– Теперь все тело смажь, – распоряжался вороний царь. Видно, немалый у него был опыт в подобных делах.
– Вот же зверье, – приговаривал Жихарь, обмывая тело мертвой водой. – Нет, вы у меня тоже претерпите, дайте срок...
Потом он перевернул Беломора на живот, привел в порядок затылок, спину и прочее. Проверил, в нужных ли местах гнутся руки и ноги. Затем, следуя указаниям вещей птицы, снова перевернул на спину. Вороненок за пазухой притих.
– Зубы ему разожми и лей живую воду прямо в рот! Да не щепкой разжимай, надави вот здесь и здесь!
«Славный какой вороний царь, – подумал Жихарь. – А то бы я в одиночку наврачевал, пожалуй!»
Зубы у волхва были как у молодого.
Жидкость из солнечной склянки пахла мятой и полынью, и полынную горечь, видно, покойник почувствовал, потому что губы у него скривились.
– Всю выливай, всю!
Последние капли упали в полуоткрытый рот, только несколько попали на обгоревшую бороду. Тело волхва содрогнулось, выгнулось дугой. Руки и ноги бестолково задвигались. Потом Беломор вытянулся и задышал – медленно и глубоко.

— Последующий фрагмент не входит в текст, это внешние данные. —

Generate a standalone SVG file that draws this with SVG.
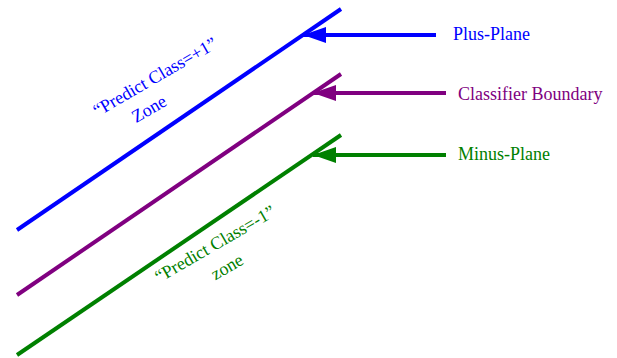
<svg xmlns="http://www.w3.org/2000/svg" width="617" height="358" viewBox="0 0 617 358">
<style>
.ln{stroke-width:4;stroke-linecap:butt;fill:none}
.t{font-family:"Liberation Serif","Times New Roman",serif;font-size:18px}
</style>
<defs>
<marker id="ahB" markerUnits="userSpaceOnUse" markerWidth="24" markerHeight="18" viewBox="0 -9 24 18" refX="23" refY="0" orient="auto"><path d="M0,-8 L23,0 L0,8 z" fill="#0000FF"/></marker>
<marker id="ahP" markerUnits="userSpaceOnUse" markerWidth="24" markerHeight="18" viewBox="0 -9 24 18" refX="23" refY="0" orient="auto"><path d="M0,-8 L23,0 L0,8 z" fill="#800080"/></marker>
<marker id="ahG" markerUnits="userSpaceOnUse" markerWidth="24" markerHeight="18" viewBox="0 -9 24 18" refX="23" refY="0" orient="auto"><path d="M0,-8 L23,0 L0,8 z" fill="#008000"/></marker>
</defs>
<rect width="617" height="358" fill="#fff"/>
<g id="plus-plane"><line class="ln" x1="17" y1="230" x2="341" y2="9" stroke="#0000FF"/></g>
<g id="classifier-boundary"><line class="ln" x1="17" y1="295" x2="341" y2="74" stroke="#800080"/></g>
<g id="minus-plane"><line class="ln" x1="17" y1="355" x2="341" y2="135" stroke="#008000"/></g>
<g id="connectors">
<line class="ln" x1="436" y1="35" x2="303" y2="35" stroke="#0000FF" marker-end="url(#ahB)"/>
<line class="ln" x1="446" y1="93" x2="313" y2="93" stroke="#800080" marker-end="url(#ahP)"/>
<line class="ln" x1="446" y1="155" x2="313" y2="155" stroke="#008000" marker-end="url(#ahG)"/>
</g>
<g id="label-plus"><text class="t" x="453" y="40" fill="#0000FF">Plus-Plane</text></g>
<g id="label-boundary"><text class="t" x="458" y="100" fill="#800080">Classifier Boundary</text></g>
<g id="label-minus"><text class="t" x="458" y="160" fill="#008000">Minus-Plane</text></g>
<g id="zone-plus" fill="#0000FF">
<text class="t" text-anchor="middle" transform="translate(158,82) rotate(-30)">“Predict Class=+1”</text>
<text class="t" text-anchor="middle" transform="translate(152,114) rotate(-30)">Zone</text>
</g>
<g id="zone-minus" fill="#008000">
<text class="t" text-anchor="middle" transform="translate(218,249) rotate(-30)">“Predict Class=-1”</text>
<text class="t" text-anchor="middle" transform="translate(230,272) rotate(-30)">zone</text>
</g>
</svg>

– Он спит, – сказал вещий ворон. – Но скоро проснется. Выполняй уговор.
– Я вот тоже задремал, так всю зиму проспал, – проворчал богатырь, но пленника все-таки вытащил на белый свет, посадил на ладонь и подбросил.
Вороненок покувыркался в воздухе, потом кое-как совладал с крыльями и, вереща, полетел к любимому дедушке – жаловаться на лихого и коварного человека.
Лихой же и коварный человек вдруг почувствовал страшную усталость, прислонился к недогоревшим нижним венцам стены и тоже уснул – второй раз за день. Только снов никаких не видел.
Ешь пироги с грибами – держи язык за зубами.
Пословица
...Питайся ими – и молчи.
Федор Тютчев
Кто-то плеснул ему в лицо холодной воды.
– Вставай, арап, – послышался знакомый сварливый голос.
Жихарь открыл глаза.
Волхв Беломор, живой и здоровый, одетый в белый саван, склонился над ним.
– Дедушка Беломор, – обрадовался Жихарь. – Значит, не обманул меня старый ворон – очнулся ты...
– А откуда ты, арап, меня знаешь? – спросил Беломор.
– Вовсе я не арап, – обиделся Жихарь. – Арапов-то я много повидал, они все чернущие...
– А ты, можно подумать, белый лебедь, – сказал старик.
– Вон что! – догадался богатырь. – Так это я на пожарище весь учучкался сажей да пеплом.
Он послюнил палец и потер щеку.
– Еще того тошней – белый арап! – вздохнул волхв.
– Вот заладил – арап да арап! – рассердился Жихарь, поднялся и побрел к протоке. Там он разделся до пояса и долго мыл и оттирал песком лицо и шею. Потом, не одеваясь, вернулся на пепелище. Только пепла уже не было, словно вихрем унесло. Беломор в покойницком саване бродил туда-сюда, считал урон, бормотал что-то себе под нос и не просто так бормотал, а с толком, потому что черные бревна помаленьку светлели, переменяясь в свежеоструганные.